For the Love of the Sutras

Attributed to Patanjali, the Yoga Sutras were compiled a few hundred years before the Common Era and are essentially the bible of yoga. I love them, because they are old yet still apply to the modern world. I love that they are succinct and specific. I love the feeling I get when I chant them, and I love that my life has changed for the better because of them. I am in awe of the sutras, and they inspire me.

My teacher A.G. Mohan, a student of the late great father of modern yoga Krishnamacharya, instilled in me a deep sense of appreciation for each and every word of each and every sutra. In Sanskrit, sutra means string or thread. Imagine a tapestry like the ones hanging at the Metropolitan Museum of Art or at the Vatican. If you stand too close, you can’t see the entire picture. If you stand too far away, you can’t see the individual stitches. It is like this with the sutras. We need to get close enough to see each sutra for what it is, understand what each word means in context, how the sutra relates to the one that came before and how it flows into the one that comes next, so that we can step away and understand the sutras as a complete system.

What then is this system of yoga? It is psychology, philosophy, even religion if you want it to be. Yoga is an internal, personal investigation into the mind in terms of what is true, what is real, and what is the purpose of a human existence. It is a deep dive into the age-old question, “What is the meaning of life?” And the first four sutras give us the answer:

Atha yoga anushasanam
Yogash chitta vritti nirodhah
Tada drashtuh svarupe avasthanam
Vritti sarupyam itaratra

Patanjali vows that now, based on personal, transcendental experiences studying and following scriptures, the teachings of yoga will begin. Yoga is the control of the activities of the field of the mind. Then, in that moment of control, the Self is realized and we stand in our true nature. This is Self-realization and our true nature is peace. At other times, when not in that state, we stand in our thoughts and so it appears that we are our thoughts.

That’s it. That is the entire point of the text – to keep the mind under control. When we are able to keep a thought of our choosing in our mind and allow it to be there continuously, we have full control over our internal state. This creates our reality, which in turn dictates the quality and meaning of our life.

Think about it. Our reality is not the web of tangled thoughts that constantly whirl through our heads like, “Should I buy another pair of yoga pants? Will I ever be able to do a handstand? Should I call her back and repeat myself because I am not sure if I made myself clear? What time is that meeting? Will I be able to get to my son’s school on time for pick up? Where should we go on our next date night? Speaking of dates, do I have enough for my smoothie in the morning?”
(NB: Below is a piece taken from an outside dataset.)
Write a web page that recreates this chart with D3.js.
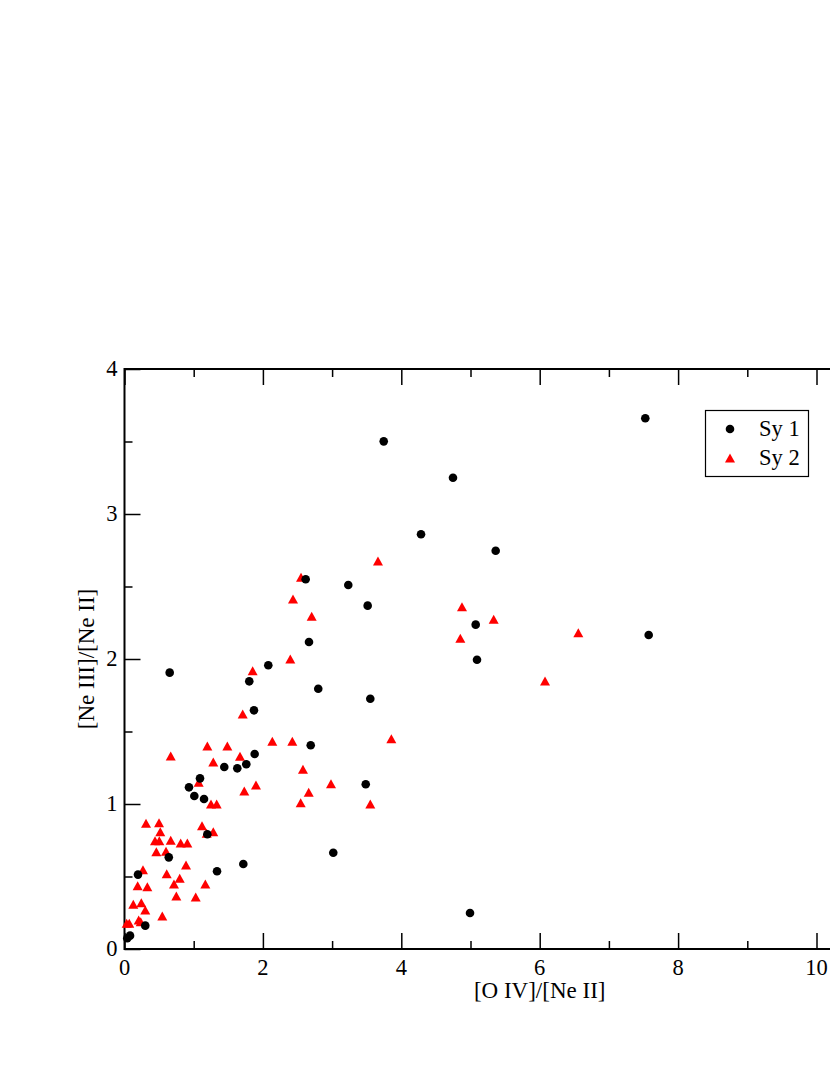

Do you see what I am talking about? If that was all there was to life, then the Yoga Sutras would not have survived all of these years. When I actively choose the thought to have in my mind, like “I am love,” and keep that thought there, I stand in my true nature. I am not, in that moment, mistaking my Self for those thoughts.

While it sounds simple, it is not easy and, in 192 more sutras, Patanjali offers a systematic method for controlling the activities of the mind. We learn about what kinds of thoughts we have, strategies that will help us to focus our minds, how to attain more subtle levels of understanding of our minds and the powers we attain from this kind of focus, and ultimately how to become completely free.

This is why I love the sutras, and I believe that we are incredibly lucky that such a profound system has survived through the ages. Peace is possible in this life, and Patanjali has given us a path to follow.